Reliability of Light-Frame Wall Systems Subject to Combined Axial and Transverse Loads

Abstract

Wood frame walls are essential subassemblies used to transmit roof, floor, wind, and seismic loads into lower stories and eventually into the foundation of light-frame structures. There has been some discussion and debate in recent years over appropriate system factors for use in the design of repetitive wall members, which typically are much smaller in the cross section than floor joists. In addition to having greater flexibility than floors, wood stud walls also may be subject to the actions of combined loads, and their load-sharing behavior may be significantly influenced by the presence of openings.
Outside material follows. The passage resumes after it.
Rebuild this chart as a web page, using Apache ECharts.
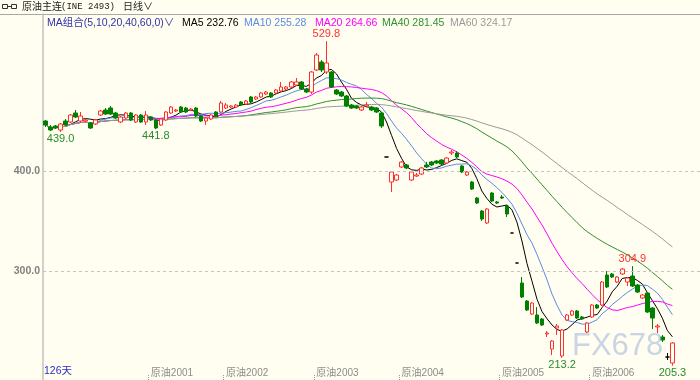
<!DOCTYPE html>
<html><head><meta charset="utf-8">
<script src="https://cdn.jsdelivr.net/npm/echarts@6/dist/echarts.min.js"></script>
<style>html,body{margin:0;padding:0;background:#fffef0}#c{width:700px;height:380px}</style>
</head><body><div id="c"></div>
<script>
// ---------- data ----------
const slotCount = 131; // category slots on the x axis (126 trading days + empty right margin)
// candles: [open, close, low, high]
const ohlc = [
[450,446,444,451],[444,441,440,446],[445,443,442,446],[441,447,439.0,448],[450,446,445,452],
[449,456,448,457],[458,454,453,461],[450,455,448,459],[450,451,449,452],[448,443,442,449],
[447,451,446,452],[456,460,455,461],[461,457,456,463],[463,457,456,465],[458,453,452,459],
[449,454,448,455],[453,458,452,459],[458,451,450,459],[449,456,448,457],[456,449,448,457],
[449,456,446,460],[454,451,450,455],[451,443,441.8,452],[446,452,445,453],[451,459,450,460],
[458,464,457,465],[460,461,459,462],[464,459,458,465],[463,459,458,464],[461,462,460,463],
[463,455,454,464],[455,450,449,456],[450,453,446,454],[452,456,451,457],[459,455,454,460],
[459,468,458,470],[463,466,462,468],[464,465,463,466],[464,466,463,467],[469,466,465,470],
[467,470,466,471],[474,469,468,475],[472,474,471,475],[474,478,473,479],[477,479,476,480],
[478,474,473,479],[478,481,477,482],[480,484,479,489],[482,484,481,485],[484,489,483,490],
[486,489,485,493],[489,482,481,490],[482,479,478,483],[479,499,477,500],[501,516,500,518],
[509,501,499,511],[499,508,497,529.8],[499,484,483,500],[481,477,476,482],[479,475,474,480],
[475,465,464,476],[466,463,462,467],[465,463,462,466],[461,464,460,465],[465,466,464,469],
[464,461,460,465],[463,459,458,464],[458,445,443,459],[414,414,414,414],[389,399,379,400],
[391,396,390,397],[404,409,403,410],[406,403,402,407],[391,399,390,400],[395,396,394,398],
[397,403,396,404],[406,404,403,409],[409,406,405,410],[410,408,407,411],[411,407,406,412],
[408,413,407,414],[418,419,416,421],[418,414,413,420],[405,399,398,406],[396,399,395,400],
[389,382,381,390],[373,368,367,374],[360,352,350,361],[348,362,347,363],[378,370,369,379],
[369,368,367,370],[374,373,372,376],[365,357,354,366],[338,338,338,338],[308,308,308,308],
[288,274,273,294],[270,261,260,271],[257,268,256,269],[256,248,247,264],[252,246,245,253],
[237,238,234,240],[222,230,216,231],[243,245,236,247],[215,241,213.2,242],[251,256,250,257],
[256,260,255,261],[260,253,252,261],[254,252,251,255],[239,248,238,249],[254,266,253,267],
[266,263,262,267],[266,289,265,290],[296,284,283,300],[297,294,293,298],[289,294,288,295],
[297,302,296,303],[289,293,285,294],[295,285,284,304.9],[286,279,278,287],[273,276,272,277],
[278,259,258,279],[263,253,242,264],[244,245,238,247],[234,231,229,236],[214,214,211,218],
[208,228,205.3,229]
];
const dojiIdx = [68, 93, 94, 124];
const xLabels = {21:'原油2001', 36:'原油2002', 54:'原油2003', 71:'原油2004', 91:'原油2005', 109:'原油2006'};
const yTicks = [300, 400];
const extremes = [
  {i:56, v:529.8, kind:'high'}, {i:117, v:304.9, kind:'high'},
  {i:3, v:439.0, kind:'low'}, {i:22, v:441.8, kind:'low'},
  {i:103, v:213.2, kind:'low'}, {i:125, v:205.3, kind:'low'}
];
const maPeriods = [5, 10, 20, 40, 60];
const maLegendValues = ['232.76', '255.28', '264.66', '281.45', '324.17'];
const maColors = ['#000000', '#5b8ae6', '#ff00ff', '#2f8f2f', '#9a9a9a'];
const titleText = '原油主连';
const titleCode = '(INE 2493)';
const periodText = '日线∨';
const maGroupText = 'MA组合(5,10,20,40,60,0)∨';
const dayCountText = '126天';

// ---------- build ----------
const categories = Array.from({length: slotCount}, (_, i) => String(i + 1));
const closes = ohlc.map(d => d[1]);
function movingAverage(n) {
  return closes.map((_, i) => {
    const s = Math.max(0, i - n + 1);
    let sum = 0;
    for (let k = s; k <= i; k++) sum += closes[k];
    return +(sum / (i - s + 1)).toFixed(2);
  });
}
const candleData = ohlc.map((d, i) => dojiIdx.includes(i)
  ? {value: d, itemStyle: {color: '#000', color0: '#000', borderColor: '#000', borderColor0: '#000'}}
  : d);

const FONT = '"Liberation Sans", "Noto Sans CJK SC", sans-serif';
const labelIdx = Object.keys(xLabels).map(Number);
const upRed = '#ff3030', downGreen = '#008000', lowGreen = '#2a8c2a';

const maSeries = maPeriods.map((n, k) => ({
  name: 'MA' + n, type: 'line', data: movingAverage(n), symbol: 'none', smooth: false,
  lineStyle: {width: 1, color: maColors[k]}, itemStyle: {color: maColors[k]}, z: 2, silent: true
}));

const legendX = [182, 244, 315, 382, 450];
const graphics = [
  {type: 'line', shape: {x1: 0, y1: 14.5, x2: 700, y2: 14.5}, style: {stroke: '#a8a8a8', lineWidth: 1}},
  {type: 'rect', shape: {x: 2.5, y: 4.5, width: 5, height: 4}, style: {stroke: '#333', fill: 'none', lineWidth: 1}},
  {type: 'rect', shape: {x: 11.5, y: 4.5, width: 5, height: 4}, style: {stroke: '#333', fill: 'none', lineWidth: 1}},
  {type: 'line', shape: {x1: 7.5, y1: 6.5, x2: 11.5, y2: 6.5}, style: {stroke: '#333', lineWidth: 1}},
  {type: 'text', x: 22, y: 7, style: {text: titleText, fill: '#222', font: '10px ' + FONT, textVerticalAlign: 'middle'}},
  {type: 'text', x: 61, y: 7, style: {text: titleCode, fill: '#222', font: '9px "Liberation Mono", monospace', textVerticalAlign: 'middle'}},
  {type: 'text', x: 123, y: 7, style: {text: periodText, fill: '#222', font: '10px ' + FONT, textVerticalAlign: 'middle'}},
  {type: 'text', x: 47, y: 23, style: {text: maGroupText, fill: '#3333aa', font: '10.5px ' + FONT, textVerticalAlign: 'middle'}},
  {type: 'text', x: 44, y: 371, style: {text: dayCountText, fill: '#2a2acc', font: '10.5px ' + FONT, textVerticalAlign: 'middle'}},
  {type: 'text', x: 572, y: 346, z: 100, style: {text: 'FX678', fill: 'rgba(165,185,220,0.6)', font: '31px "Liberation Sans", sans-serif', textVerticalAlign: 'middle'}}
];
maPeriods.forEach((n, k) => graphics.push({
  type: 'text', x: legendX[k], y: 23,
  style: {text: 'MA' + n + ' ' + maLegendValues[k], fill: maColors[k], font: '10.5px ' + FONT, textVerticalAlign: 'middle'}
}));

const chart = echarts.init(document.getElementById('c'), null, {renderer: 'canvas'});
chart.setOption({
  animation: false,
  backgroundColor: '#fffef0',
  grid: {left: 43, right: 0, top: 14, bottom: 0, containLabel: false},
  xAxis: {
    type: 'category', data: categories, boundaryGap: true,
    axisLine: {show: false},
    axisTick: {show: true, inside: true, length: 6, interval: (i) => labelIdx.includes(i),
      lineStyle: {color: '#999', type: 'dotted'}},
    axisLabel: {show: true, inside: true, margin: 2, interval: (i) => labelIdx.includes(i),
      formatter: (v, i) => xLabels[i] || '', color: '#8c8c8c', fontSize: 10, fontFamily: FONT, align: 'left'},
    splitLine: {show: false}
  },
  yAxis: {
    type: 'value', min: 191, max: 557, scale: true,
    axisLine: {show: true, lineStyle: {color: '#c0c0c0', width: 1.5}},
    axisTick: {show: false}, axisLabel: {show: false}, splitLine: {show: false}
  },
  graphic: graphics,
  series: [
    ...maSeries,
    {
      name: 'K', type: 'candlestick', data: candleData, barWidth: 4, z: 3,
      itemStyle: {color: '#fffef0', color0: downGreen, borderColor: upRed, borderColor0: downGreen, borderWidth: 1},
      markLine: {
        silent: true, symbol: 'none', animation: false,
        lineStyle: {type: [3, 3], color: '#c4c4c4', width: 1},
        label: {position: 'start', formatter: (p) => p.value.toFixed(1), color: '#808080',
          fontWeight: 'bold', fontSize: 10.5, fontFamily: FONT, distance: 3},
        data: yTicks.map(v => ({yAxis: v}))
      },
      markPoint: {
        silent: true, symbol: 'circle', symbolSize: 1, itemStyle: {color: 'rgba(0,0,0,0)'},
        data: extremes.map(e => ({
          coord: [e.i, e.v], value: e.v,
          label: {show: true, position: e.kind === 'high' ? 'top' : 'bottom', distance: 1,
            formatter: e.v.toFixed(1), color: e.kind === 'high' ? upRed : lowGreen,
            fontSize: 11, fontFamily: FONT}
        }))
      }
    }
  ]
});
</script></body></html>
As a precursor to evaluating system factors for design, this study investigated load-sharing and system effects in light-frame walls subject to combined axial and transverse loads. An analytical model was developed to account for partial composite action, load-sharing, two-way action, and openings in the wall system. The model consisted of two main components: A system model and a member model. The system model was a beam-spring analog model with spring stiffnesses obtained from the member model. The member model was a beam-column model which took into account partial composite action between the stud and the sheathing and possible end restraints. After validating the model using experimental test data from other studies, it was incorporated into a Monte Carlo simulation to evaluate the strength and reliability of light-frame wall systems subject to combined axial and transverse loads. Sensitivity studies were performed to investigate how system parameters affected the wall system strength and reliability. Critical load combinations were determined external to the reliability analysis. Reliabilities were then evaluated using a portfolio of representative light-frame wall systems designed according to current code provisions.